C’est de la pure démagogie, de la diversion et de la comédie politique. Tous ceux qui ont avancé ces prétextes continuent à percevoir leurs émoluments. Comment passer dans les médias pour faire de la propagande tandis que vous continuez à bénéficier des avantages liés à la fonction de députés ? Soyons un peu sérieux dans ce pays. Ils ne sont pas plus patriotes que personne d’entre nous. Vous, journalistes, vous serez interpelés par l’histoire si vous ne les dénoncez pas après qu’ils aient touché ces avantages.
Notre entretien tend vers sa fin. Mais avant, vous êtes candidats aux prochaines élections législatives au compte de l’URD avec comme challengers les militants de votre ancien parti. Avez-vous les moyens de vos ambitions ?
Je commencerai par saluer toute la population de Kolokani. Il s’agit là d’une élection, pas une nomination. Des soutiens n’ont jamais manqué de me donner des conseils et de m’appuyer dans toutes mes entreprises allant dans le sens du développement de mon cercle. Mes ambitions sont d’ordre progressiste. Je sais compter sur eux et je sais qu’ils restent avec moi. La majorité a certes des appuis mais c’est la population qui aura à nous départager. Si l’argent pouvait élire un député, nous ne serions pas là. La population de Kolokani reste loyale.

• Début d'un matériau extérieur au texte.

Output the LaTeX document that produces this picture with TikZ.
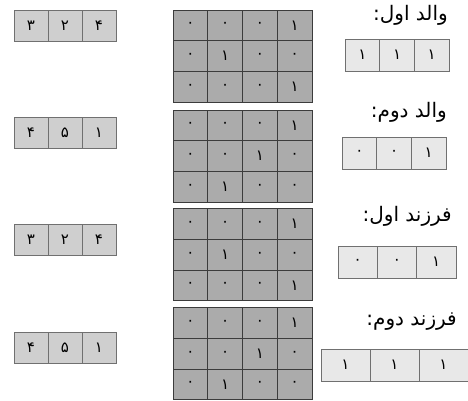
\documentclass[tikz,border=0pt]{standalone}
\usepackage{fontspec}
\newfontfamily\fa[Script=Arabic]{DejaVu Sans}
\TeXXeTstate=1
\usetikzlibrary{positioning}
\definecolor{ordergray}{HTML}{CFCFCF}
\definecolor{gridgray}{HTML}{ABABAB}
\definecolor{genegray}{HTML}{E8E8E8}
\definecolor{edgegray}{HTML}{707070}
\definecolor{inkdark}{HTML}{3C3C3C}
\tikzset{
  cell/.style={draw=edgegray, line width=0.8pt, inner sep=0pt, minimum height=31pt, font=\fa\fontsize{15}{17}\selectfont},
  ordercell/.style={cell, fill=ordergray, minimum width=34pt},
  gridcell/.style={cell, fill=gridgray, draw=inkdark, minimum width=34.75pt, minimum height=30.7pt},
  genecell/.style={cell, fill=genegray, minimum height=32pt},
  caption/.style={anchor=east, font=\fa\fontsize{20}{22}\selectfont, inner sep=0pt}
}
\begin{document}
\begin{tikzpicture}[x=1pt, y=-1pt]
\useasboundingbox (0,0) rectangle (468,400);
% left column
\foreach \r/\y/\a/\b/\c in {1/25.5/۳/۲/۴, 2/133/۴/۵/۱, 3/240/۳/۲/۴, 4/347.5/۴/۵/۱} {
  \node[ordercell] (ord\r-1) at (31,\y) {\a};
  \node[ordercell] (ord\r-2) at (65,\y) {\b};
  \node[ordercell] (ord\r-3) at (99,\y) {\c};
}
% middle grids, \p\q\s = column of the one in each row
\foreach \m/\t/\p/\q/\s in {1/10/4/2/4, 2/110/4/3/2, 3/208.5/4/2/4, 4/307.5/4/3/2} {
  \foreach \r/\k in {1/\p, 2/\q, 3/\s} {
    \foreach \c in {1,...,4} {
      \node[gridcell] (grid\m-\r-\c) at ({173+34.75*(\c-0.5)},{\t+30.7*(\r-0.5)}) {\ifnum\c=\k ۱\else ۰\fi};
    }
  }
}
% right column
\foreach \r/\y/\x/\w/\a/\b/\c in {1/55/345/34.7/۱/۱/۱, 2/153/342/34.7/۰/۰/۱, 3/262/338/39.3/۰/۰/۱, 4/365/321/49/۱/۱/۱} {
  \node[genecell, minimum width=\w pt] (gene\r-1) at ({\x+0.5*\w},\y) {\a};
  \node[genecell, minimum width=\w pt] (gene\r-2) at ({\x+1.5*\w},\y) {\b};
  \node[genecell, minimum width=\w pt] (gene\r-3) at ({\x+2.5*\w},\y) {\c};
}
\node[caption] (cap1) at (448,15) {\beginR والد اول:\endR};
\node[caption] (cap2) at (447,112) {\beginR والد دوم:\endR};
\node[caption] (cap3) at (452,216) {\beginR فرزند اول:\endR};
\node[caption] (cap4) at (457,322) {\beginR فرزند دوم:\endR};
\end{tikzpicture}
\end{document}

Notre nation souffre d’une crise politico-sécuritaire tendant à briser le tissu social. Quel appel avez-vous à lancer à l’endroit de la population afin que nous retrouvions ce qui nous unit ?
C’est vraiment triste de voir la cohésion sociale menacée. Je suis choqué de voir ou d’entendre que des civils meurent à cause des intérêts inavoués. Ma patrie est aussi menacée. Tout récemment des attaques barbares et ignobles ont coutés la vie à des forces de l’ordre installées dans le cercle de Kolokani. Pour mettre fin à ces pratiques d’un autre âge, je propose un recrutement massif des forces de l’ordre et leur armement. Que tous les groupes ou milices soient désarmés. Ce n’est plus une question d’opposition ou de majorité. Il s’agit du Mali. Les gens ont montré leurs limites. Ne persistons pas dans l’erreur. Que nous mettions en valeur nos pratiques séculaires qui ont contribué à l’apaisement des tensions. Que Dieu bénisse notre pays. Je vous remercie.